Separately, it is reasonable to conclude that an individual who is confronted with the imminent loss of employment would consider ways to gain financially from his remaining days as a federal employee. Perhaps there is data in the agency’s computer system that, if downloaded, would be of value to criminals. Maybe there are office supplies and equipment that could be the basis for the start of self-employment, or simply for sale on the web or at a garage sale. I’ve even seen individuals who have been told that their removal is proposed suddenly suffer a job injury, thereby entitling them to workers’ compensation payments.

Finally, keep in mind that the proposing supervisor has said in the notice letter why the individual should no longer remain as a federal employee; e.g., there’s a loss of trust or he has failed his performance improvement plan. Keeping someone like that in the worksite doing his job after the supervisor has concluded that the employee can’t do his job makes no sense and might undermine some of the statements made in support of the removal penalty in the Douglas Factor analysis.

Once we grasp these disadvantages to allowing employees continued access to a federal workplace when their removal is proposed, it’s a straightforward manner to conclude that one or more of the criteria for enforcing Notice Leave has been met. At a minimum, we can categorically conclude in a removal action that keeping the individual in the workplace after his removal is proposed “jeopardizes the legitimate government interests” of maintaining a safe workplace, one of the four statutory criteria.

Separately, I consider the following:

  • The employee cannot directly challenge the placement on 30 days of Notice Leave.

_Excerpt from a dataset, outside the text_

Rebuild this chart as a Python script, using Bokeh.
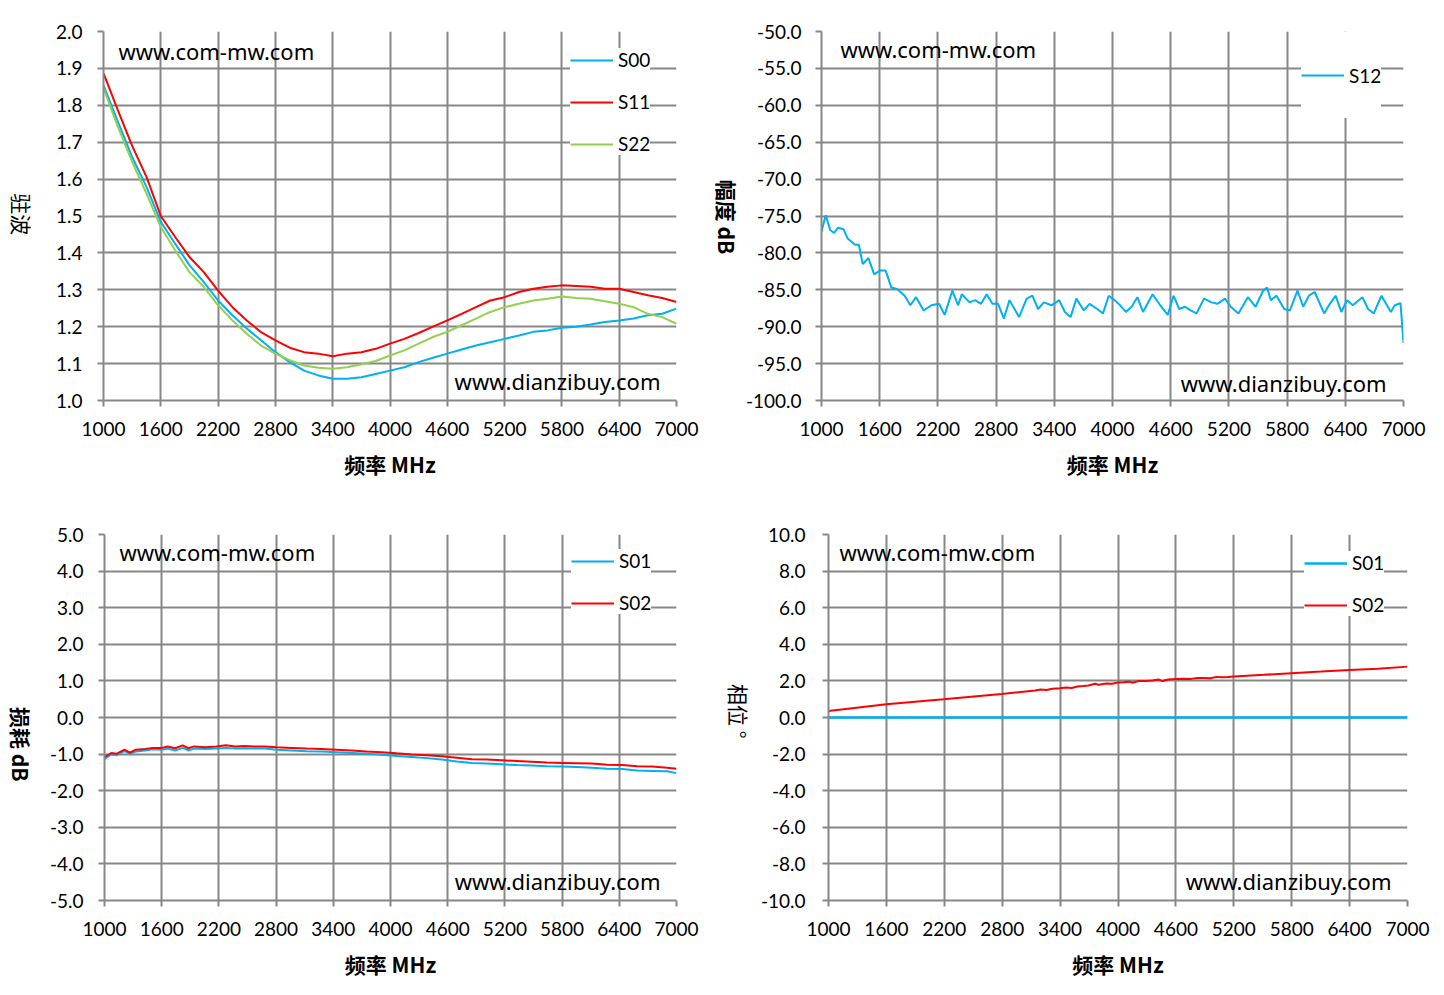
import math
from bokeh.plotting import figure
from bokeh.models import Range1d, FixedTicker, NumeralTickFormatter, Label, Legend, LegendItem
from bokeh.layouts import column, row
from bokeh.embed import file_html
from bokeh.resources import INLINE

# ---------------- data ----------------
X_TICKS = [1000, 1600, 2200, 2800, 3400, 4000, 4600, 5200, 5800, 6400, 7000]

# VSWR (top-left)
vswr_freq = [1000, 1150, 1300, 1450, 1600, 1750, 1900, 2050, 2200, 2350, 2500, 2650, 2800, 2950,
             3100, 3250, 3400, 3550, 3700, 3850, 4000, 4150, 4300, 4450, 4600, 4750, 4900, 5050,
             5200, 5350, 5500, 5650, 5800, 5950, 6100, 6250, 6400, 6550, 6700, 6850, 7000]
s00_vswr = [1.855, 1.756, 1.660, 1.579, 1.484, 1.425, 1.367, 1.321, 1.271, 1.231, 1.195, 1.163, 1.131, 1.104,
            1.081, 1.068, 1.059, 1.059, 1.063, 1.072, 1.081, 1.090, 1.104, 1.116, 1.127, 1.138, 1.149, 1.158,
            1.167, 1.176, 1.186, 1.190, 1.197, 1.200, 1.206, 1.213, 1.217, 1.222, 1.231, 1.235, 1.249]
s11_vswr = [1.887, 1.787, 1.690, 1.606, 1.500, 1.443, 1.389, 1.348, 1.298, 1.253, 1.217, 1.185, 1.163, 1.143,
            1.131, 1.127, 1.120, 1.127, 1.131, 1.140, 1.154, 1.167, 1.183, 1.200, 1.217, 1.235, 1.253, 1.271,
            1.280, 1.294, 1.303, 1.308, 1.312, 1.310, 1.308, 1.303, 1.303, 1.294, 1.285, 1.278, 1.267]
s22_vswr = [1.846, 1.742, 1.647, 1.561, 1.470, 1.407, 1.348, 1.308, 1.258, 1.217, 1.181, 1.149, 1.127, 1.109,
            1.095, 1.089, 1.086, 1.090, 1.098, 1.107, 1.122, 1.136, 1.154, 1.172, 1.186, 1.204, 1.222, 1.240,
            1.253, 1.262, 1.271, 1.276, 1.282, 1.278, 1.276, 1.269, 1.262, 1.253, 1.235, 1.226, 1.208]

# Isolation S12 (top-right)
s12_freq = [1000, 1043, 1090, 1130, 1169, 1228, 1267, 1346, 1385, 1425, 1484, 1543, 1602, 1661, 1720,
            1779, 1857, 1916, 1975, 2054, 2132, 2211, 2270, 2349, 2408, 2447, 2526, 2585, 2644, 2703,
            2762, 2821, 2880, 2938, 3037, 3115, 3174, 3233, 3292, 3371, 3450, 3509, 3568, 3627, 3705,
            3764, 3843, 3902, 3961, 4020, 4079, 4138, 4197, 4256, 4315, 4413, 4492, 4570, 4629, 4688,
            4747, 4806, 4865, 4944, 5022, 5081, 5160, 5219, 5298, 5396, 5475, 5553, 5593, 5632, 5691,
            5770, 5829, 5907, 5966, 6025, 6084, 6182, 6241, 6300, 6359, 6418, 6477, 6576, 6635, 6694,
            6772, 6870, 6910, 6969, 7000]
s12_db = [-77.1, -74.9, -76.9, -77.3, -76.6, -76.8, -78.0, -78.9, -78.9, -81.5, -80.7, -82.9, -82.4, -82.4, -84.7,
          -84.9, -85.8, -87.1, -86.0, -87.8, -87.1, -86.9, -88.4, -85.1, -87.1, -85.6, -86.7, -86.4, -86.9, -85.6,
          -86.9, -86.9, -88.9, -86.4, -88.7, -86.2, -85.8, -87.6, -86.7, -87.1, -86.4, -88.0, -88.7, -86.2, -87.8,
          -86.9, -87.6, -88.2, -85.8, -86.4, -87.1, -88.0, -87.3, -86.0, -88.0, -85.6, -87.1, -88.4, -85.8, -87.6,
          -87.3, -87.8, -88.2, -86.2, -86.7, -86.9, -86.2, -87.3, -88.2, -86.0, -87.3, -85.1, -84.7, -86.4, -85.8,
          -87.6, -87.8, -85.1, -87.3, -85.8, -85.3, -88.2, -86.9, -85.8, -88.0, -86.4, -87.1, -86.0, -87.6, -88.2,
          -85.8, -88.0, -87.1, -86.8, -92.2]

# Insertion loss (bottom-left)
il_freq = [1000, 1071, 1130, 1209, 1268, 1327, 1426, 1504, 1603, 1662, 1741, 1820, 1879, 1938, 2056, 2174,
           2273, 2371, 2470, 2568, 2686, 2805, 2962, 3120, 3277, 3435, 3593, 3750, 3908, 4065, 4223, 4380,
           4538, 4696, 4853, 5011, 5168, 5326, 5484, 5641, 5799, 5956, 6114, 6272, 6429, 6587, 6744, 6902, 7000]
s01_loss = [-1.13, -1.01, -1.03, -0.92, -0.99, -0.93, -0.90, -0.87, -0.88, -0.85, -0.90, -0.83, -0.90, -0.85, -0.86, -0.85,
            -0.83, -0.85, -0.84, -0.85, -0.85, -0.88, -0.90, -0.92, -0.93, -0.95, -0.97, -0.99, -1.02, -1.05, -1.08, -1.11,
            -1.15, -1.20, -1.24, -1.26, -1.28, -1.30, -1.31, -1.33, -1.34, -1.35, -1.37, -1.40, -1.41, -1.45, -1.46, -1.47, -1.52]
s02_loss = [-1.08, -0.97, -0.99, -0.88, -0.96, -0.88, -0.86, -0.83, -0.83, -0.79, -0.84, -0.76, -0.84, -0.79, -0.81, -0.79,
            -0.76, -0.79, -0.78, -0.79, -0.79, -0.81, -0.83, -0.85, -0.86, -0.88, -0.90, -0.93, -0.95, -0.98, -1.01, -1.03,
            -1.06, -1.10, -1.14, -1.15, -1.17, -1.19, -1.21, -1.23, -1.24, -1.25, -1.26, -1.29, -1.30, -1.33, -1.34, -1.37, -1.40]

# Phase (bottom-right)
ph01_freq = [1000, 2200, 3400, 4600, 5800, 7000]
s01_phase = [0.0, 0.0, 0.0, 0.0, 0.0, 0.0]
ph02_freq = [1000, 1600, 2193, 2793, 3141, 3200, 3260, 3320, 3398, 3460, 3520, 3580, 3640, 3694, 3760, 3800,
             3880, 3940, 3998, 4060, 4120, 4150, 4220, 4286, 4360, 4420, 4460, 4520, 4602, 4680, 4760, 4820,
             4879, 4960, 5020, 5080, 5140, 5203, 5511, 5799, 6103, 6400, 6696, 7000]
s02_phase = [0.36, 0.73, 1.00, 1.29, 1.47, 1.53, 1.50, 1.57, 1.60, 1.64, 1.61, 1.69, 1.72, 1.75, 1.84, 1.79,
             1.86, 1.84, 1.91, 1.93, 1.96, 1.90, 2.00, 2.00, 2.02, 2.08, 1.99, 2.08, 2.11, 2.12, 2.11, 2.16,
             2.16, 2.14, 2.22, 2.20, 2.21, 2.24, 2.33, 2.42, 2.51, 2.60, 2.67, 2.78]

# ---------------- style ----------------
BLUE = "#00B0F0"
RED = "#FF0000"
GREEN = "#92D050"
GRID = "#878787"
TICK_FONT = "Lato"
CJK = "Noto Sans CJK SC"
WM_FONT = "Noto Sans"
ROW_H = 497


def make_fig(ylo, yhi, ystep, borders, frame, ystandoff):
    bl, br, bt, bb = borders
    fw, fh = frame
    p = figure(width=bl + fw + br, height=bt + fh + bb, output_backend="svg", toolbar_location=None,
               x_range=Range1d(1000, 7000), y_range=Range1d(ylo, yhi),
               min_border_left=bl, min_border_right=br, min_border_top=bt, min_border_bottom=bb)
    p.background_fill_color = "white"
    p.border_fill_color = "white"
    p.outline_line_color = None
    n = int(round((yhi - ylo) / ystep))
    yt = [round(ylo + i * ystep, 4) for i in range(n + 1)]
    p.xaxis.ticker = FixedTicker(ticks=X_TICKS)
    p.yaxis.ticker = FixedTicker(ticks=yt)
    p.yaxis.formatter = NumeralTickFormatter(format="0.0")
    for ax in (p.xaxis, p.yaxis):
        ax.axis_line_color = GRID
        ax.axis_line_width = 2
        ax.major_tick_line_color = GRID
        ax.major_tick_line_width = 2
        ax.major_tick_out = 6
        ax.major_tick_in = 0
        ax.minor_tick_line_color = None
        ax.major_label_text_font = TICK_FONT
        ax.major_label_text_font_size = "19px"
        ax.major_label_text_color = "black"
    p.xaxis.major_label_standoff = 15
    p.yaxis.major_label_standoff = ystandoff
    p.xaxis.axis_label = "频率 MHz"
    p.xaxis.axis_label_text_font = CJK
    p.xaxis.axis_label_text_font_size = "21px"
    p.xaxis.axis_label_text_font_style = "bold"
    p.xaxis.axis_label_text_color = "black"
    p.xaxis.axis_label_standoff = 10
    p.yaxis.axis_label = None
    p.xgrid.ticker = FixedTicker(ticks=X_TICKS)
    p.ygrid.ticker = FixedTicker(ticks=yt)
    for g in (p.xgrid, p.ygrid):
        g.grid_line_color = GRID
        g.grid_line_width = 2
    return p


def label_strip(width, text, cx, cy, bold):
    """narrow strip holding a y-axis title rotated to read top-to-bottom"""
    s = figure(width=width, height=ROW_H, output_backend="svg", toolbar_location=None,
               x_range=Range1d(0, width), y_range=Range1d(0, ROW_H), min_border=0,
               x_axis_location=None, y_axis_location=None)
    s.outline_line_color = None
    s.grid.visible = False
    s.background_fill_color = "white"
    s.border_fill_color = "white"
    s.add_layout(Label(x=cx, y=ROW_H - cy, text=text, angle=-math.pi / 2, text_font=CJK,
                       text_font_size="21px", text_font_style="bold" if bold else "normal",
                       text_color="black", text_align="center", text_baseline="middle"))
    return s


def add_legend(p, items, loc, gh=20, pad=9):
    lg = Legend(items=items, location=loc)
    lg.label_text_font = TICK_FONT
    lg.label_text_font_size = "19px"
    lg.label_text_color = "black"
    lg.glyph_width = 43
    lg.glyph_height = gh
    lg.label_height = gh
    lg.label_standoff = 5
    lg.spacing = 19
    lg.padding = pad
    lg.margin = 0
    lg.border_line_color = None
    lg.background_fill_color = "white"
    lg.background_fill_alpha = 1.0
    p.add_layout(lg)


def watermarks(p, x1, y1, x2, y2):
    p.add_layout(Label(x=x1, y=y1, text="www.com-mw.com", text_font=WM_FONT, text_font_size="22px",
                       text_baseline="middle", text_align="left", text_color="black"))
    p.add_layout(Label(x=x2, y=y2, text="www.dianzibuy.com", text_font=WM_FONT, text_font_size="22px",
                       text_baseline="middle", text_align="right", text_color="black"))


# top-left: VSWR
lab1 = label_strip(40, "驻波", 21, 246, False)
p1 = make_fig(1.0, 2.0, 0.1, (63, 28, 31, 97), (573, 369), 15)
r00 = p1.line(vswr_freq, s00_vswr, line_color=BLUE, line_width=2)
r11 = p1.line(vswr_freq, s11_vswr, line_color=RED, line_width=2)
r22 = p1.line(vswr_freq, s22_vswr, line_color=GREEN, line_width=2)
watermarks(p1, 1157, 1.9485, 6832, 1.0515)
add_legend(p1, [LegendItem(label="S00", renderers=[r00]), LegendItem(label="S11", renderers=[r11]),
                LegendItem(label="S22", renderers=[r22])], (467, 245))

# top-right: isolation
lab2 = label_strip(38, "幅度 dB", 22, 250, True)
p2 = make_fig(-100.0, -50.0, 5.0, (77, 40, 29, 97), (584, 371), 14)
r12 = p2.line(s12_freq, s12_db, line_color=BLUE, line_width=2)
watermarks(p2, 1195, -52.43, 6826, -97.57)
add_legend(p2, [LegendItem(label="S12", renderers=[r12])], (480, 282), gh=86, pad=12)

# bottom-left: insertion loss
lab3 = label_strip(40, "损耗 dB", 20, 285, True)
p3 = make_fig(-5.0, 5.0, 1.0, (64, 28, 37, 94), (572, 366), 15)
r01 = p3.line(il_freq, s01_loss, line_color=BLUE, line_width=2)
r02 = p3.line(il_freq, s02_loss, line_color=RED, line_width=2)
watermarks(p3, 1157, 4.535, 6832, -4.48)
add_legend(p3, [LegendItem(label="S01", renderers=[r01]), LegendItem(label="S02", renderers=[r02])], (467, 286))

# bottom-right: phase
lab4 = label_strip(50, "相位 °", 34, 240, False)
p4 = make_fig(-10.0, 10.0, 2.0, (74, 36, 37, 94), (579, 366), 17)
q01 = p4.line(ph01_freq, s01_phase, line_color=BLUE, line_width=2.5)
q02 = p4.line(ph02_freq, s02_phase, line_color=RED, line_width=2)
watermarks(p4, 1114, 9.02, 6834, -8.96)
add_legend(p4, [LegendItem(label="S01", renderers=[q01]), LegendItem(label="S02", renderers=[q02])], (476, 284))

layout = column(row(lab1, p1, lab2, p2), row(lab3, p3, lab4, p4))
open("out.html", "w").write(file_html(layout, INLINE))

Why would I not do it?
  • Even if somehow after the fact a decision was made that the employee should not have been placed on Notice Leave, no harm – no foul. That finding, were it to occur, would not cause the removal to be set aside as it is not a harmful error. In fact, I can think of no remedy.
  • This isn’t some bureaucratic check-the-box issue. This can be a life and death situation. If I place the employee on Notice Leave and remove him from the workplace, I may have prevented some pretty bad things from happening. If I do not place the employee on Notice Leave, although it does not happen often, he just might kill someone.

I have absolutely no problem selecting the option that possibly could save a life. The law is worded to allow me to exercise my judgment to do that, and that’s what I would advise anyone in a proposed removal situation. To do otherwise would be short-sighted. And, deadly.